◆ **TASK**: Set the lines down again exactly, first line through the line that contains "marker_sizes = [12] * (len(x_vals) - 1) + [0]", with no pictures.

◆ **STORED DATA**:
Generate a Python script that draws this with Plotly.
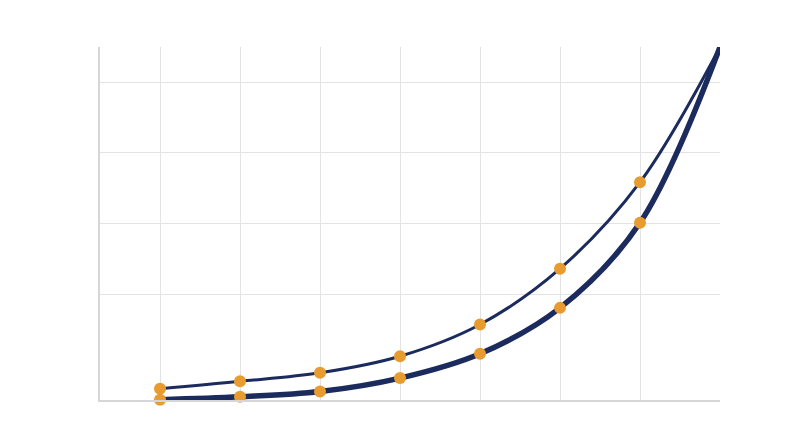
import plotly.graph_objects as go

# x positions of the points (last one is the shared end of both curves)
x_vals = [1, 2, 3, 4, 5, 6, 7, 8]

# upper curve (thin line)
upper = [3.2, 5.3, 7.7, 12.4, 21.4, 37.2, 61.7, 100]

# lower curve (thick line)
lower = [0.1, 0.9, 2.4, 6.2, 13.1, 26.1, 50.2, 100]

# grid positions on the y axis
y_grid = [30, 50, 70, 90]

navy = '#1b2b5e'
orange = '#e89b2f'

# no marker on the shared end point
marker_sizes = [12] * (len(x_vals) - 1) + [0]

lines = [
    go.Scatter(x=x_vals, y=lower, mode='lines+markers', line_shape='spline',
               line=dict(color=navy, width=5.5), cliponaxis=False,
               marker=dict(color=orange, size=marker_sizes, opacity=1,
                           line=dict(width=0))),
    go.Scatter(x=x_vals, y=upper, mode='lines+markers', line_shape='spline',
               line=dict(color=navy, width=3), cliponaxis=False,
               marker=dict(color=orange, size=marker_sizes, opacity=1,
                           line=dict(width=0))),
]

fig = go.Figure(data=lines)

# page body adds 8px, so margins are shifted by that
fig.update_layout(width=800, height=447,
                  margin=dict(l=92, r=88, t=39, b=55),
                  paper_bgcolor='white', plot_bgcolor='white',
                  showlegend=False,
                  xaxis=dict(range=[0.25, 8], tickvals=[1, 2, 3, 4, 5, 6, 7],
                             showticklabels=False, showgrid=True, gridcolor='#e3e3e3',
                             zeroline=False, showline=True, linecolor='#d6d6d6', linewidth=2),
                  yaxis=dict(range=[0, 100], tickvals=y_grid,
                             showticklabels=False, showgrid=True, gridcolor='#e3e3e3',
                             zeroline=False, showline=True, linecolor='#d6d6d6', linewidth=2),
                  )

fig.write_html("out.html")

◆ **RESPONSE TO THE TASK**:
Generate a Python script that draws this with Plotly.
import plotly.graph_objects as go

# x positions of the points (last one is the shared end of both curves)
x_vals = [1, 2, 3, 4, 5, 6, 7, 8]

# upper curve (thin line)
upper = [3.2, 5.3, 7.7, 12.4, 21.4, 37.2, 61.7, 100]

# lower curve (thick line)
lower = [0.1, 0.9, 2.4, 6.2, 13.1, 26.1, 50.2, 100]

# grid positions on the y axis
y_grid = [30, 50, 70, 90]

navy = '#1b2b5e'
orange = '#e89b2f'

# no marker on the shared end point
marker_sizes = [12] * (len(x_vals) - 1) + [0]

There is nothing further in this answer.